** BEGIN GIVEN MATERIAL **

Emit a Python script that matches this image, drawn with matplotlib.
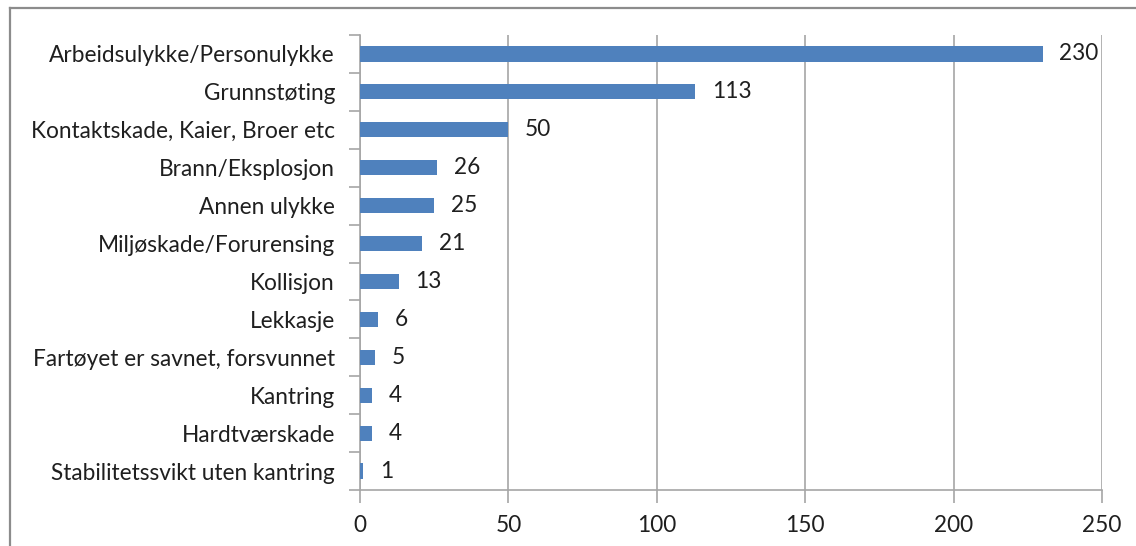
import matplotlib
matplotlib.use("Agg")
import matplotlib.pyplot as plt
from matplotlib.lines import Line2D
import numpy as np

categories = [
    "Arbeidsulykke/Personulykke",
    "Grunnstøting",
    "Kontaktskade, Kaier, Broer etc",
    "Brann/Eksplosjon",
    "Annen ulykke",
    "Miljøskade/Forurensing",
    "Kollisjon",
    "Lekkasje",
    "Fartøyet er savnet, forsvunnet",
    "Kantring",
    "Hardtværskade",
    "Stabilitetssvikt uten kantring",
]
values = [230, 113, 50, 26, 25, 21, 13, 6, 5, 4, 4, 1]
xticks = [0, 50, 100, 150, 200, 250]

plt.rcParams["font.family"] = ["Lato", "DejaVu Sans"]
bar_color = "#4F81BD"
axis_color = "#A6A6A6"
text_color = "#1F1F1F"
fs = 16.3

fig = plt.figure(figsize=(11.36, 5.46), dpi=100)
ax = fig.add_axes([360 / 1136, 1 - 490 / 546, (1102 - 360) / 1136, (490 - 35) / 546])

n = len(categories)
y = np.arange(n)[::-1]
ax.barh(y, values, height=0.4, color=bar_color, zorder=3)
for yi, v in zip(y, values):
    ax.annotate(str(v), (v, yi), xytext=(12, 0), textcoords="offset points",
                va="center", ha="left", fontsize=fs, color=text_color)

ax.set_xlim(0, 250)
ax.set_ylim(-0.5, n - 0.5)
ax.set_xticks(xticks)
ax.set_xticklabels([str(t) for t in xticks], fontsize=fs, color=text_color)
ax.xaxis.grid(True, color=axis_color, linewidth=1.2, zorder=0)

# category boundaries carry the tick marks, labels sit in between
ax.set_yticks(np.arange(n + 1) - 0.5)
ax.set_yticklabels([])
ax.set_yticks(y, minor=True)
ax.set_yticklabels(categories, minor=True, fontsize=fs, color=text_color)
ax.tick_params(axis="y", which="minor", length=0, pad=18)
ax.tick_params(axis="y", which="major", length=8, color=axis_color, width=1.2)
ax.tick_params(axis="x", length=9, color=axis_color, width=1.2, pad=9)

for side in ["top", "right"]:
    ax.spines[side].set_visible(False)
for side in ["left", "bottom"]:
    ax.spines[side].set_color(axis_color)
    ax.spines[side].set_linewidth(1.2)

# outer chart frame, cut off at right and bottom
fx, fy = 10 / 1136, 1 - 8 / 546
fig.add_artist(Line2D([fx, fx], [0, fy], transform=fig.transFigure, color="#8C8C8C", linewidth=1.6))
fig.add_artist(Line2D([fx, 1], [fy, fy], transform=fig.transFigure, color="#8C8C8C", linewidth=1.6))

fig.savefig("out.png", dpi=100)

** END GIVEN MATERIAL **

### WHAT THIS TASK INVOLVES
The material above holds pictures; copy everything else in it exactly.

### RESULT OF THIS TASK
Emit a Python script that matches this image, drawn with matplotlib.
import matplotlib
matplotlib.use("Agg")
import matplotlib.pyplot as plt
from matplotlib.lines import Line2D
import numpy as np

categories = [
    "Arbeidsulykke/Personulykke",
    "Grunnstøting",
    "Kontaktskade, Kaier, Broer etc",
    "Brann/Eksplosjon",
    "Annen ulykke",
    "Miljøskade/Forurensing",
    "Kollisjon",
    "Lekkasje",
    "Fartøyet er savnet, forsvunnet",
    "Kantring",
    "Hardtværskade",
    "Stabilitetssvikt uten kantring",
]
values = [230, 113, 50, 26, 25, 21, 13, 6, 5, 4, 4, 1]
xticks = [0, 50, 100, 150, 200, 250]

plt.rcParams["font.family"] = ["Lato", "DejaVu Sans"]
bar_color = "#4F81BD"
axis_color = "#A6A6A6"
text_color = "#1F1F1F"
fs = 16.3

fig = plt.figure(figsize=(11.36, 5.46), dpi=100)
ax = fig.add_axes([360 / 1136, 1 - 490 / 546, (1102 - 360) / 1136, (490 - 35) / 546])

n = len(categories)
y = np.arange(n)[::-1]
ax.barh(y, values, height=0.4, color=bar_color, zorder=3)
for yi, v in zip(y, values):
    ax.annotate(str(v), (v, yi), xytext=(12, 0), textcoords="offset points",
                va="center", ha="left", fontsize=fs, color=text_color)

ax.set_xlim(0, 250)
ax.set_ylim(-0.5, n - 0.5)
ax.set_xticks(xticks)
ax.set_xticklabels([str(t) for t in xticks], fontsize=fs, color=text_color)
ax.xaxis.grid(True, color=axis_color, linewidth=1.2, zorder=0)

# category boundaries carry the tick marks, labels sit in between
ax.set_yticks(np.arange(n + 1) - 0.5)
ax.set_yticklabels([])
ax.set_yticks(y, minor=True)
ax.set_yticklabels(categories, minor=True, fontsize=fs, color=text_color)
ax.tick_params(axis="y", which="minor", length=0, pad=18)
ax.tick_params(axis="y", which="major", length=8, color=axis_color, width=1.2)
ax.tick_params(axis="x", length=9, color=axis_color, width=1.2, pad=9)

for side in ["top", "right"]:
    ax.spines[side].set_visible(False)
for side in ["left", "bottom"]:
    ax.spines[side].set_color(axis_color)
    ax.spines[side].set_linewidth(1.2)

# outer chart frame, cut off at right and bottom
fx, fy = 10 / 1136, 1 - 8 / 546
fig.add_artist(Line2D([fx, fx], [0, fy], transform=fig.transFigure, color="#8C8C8C", linewidth=1.6))
fig.add_artist(Line2D([fx, 1], [fy, fy], transform=fig.transFigure, color="#8C8C8C", linewidth=1.6))

fig.savefig("out.png", dpi=100)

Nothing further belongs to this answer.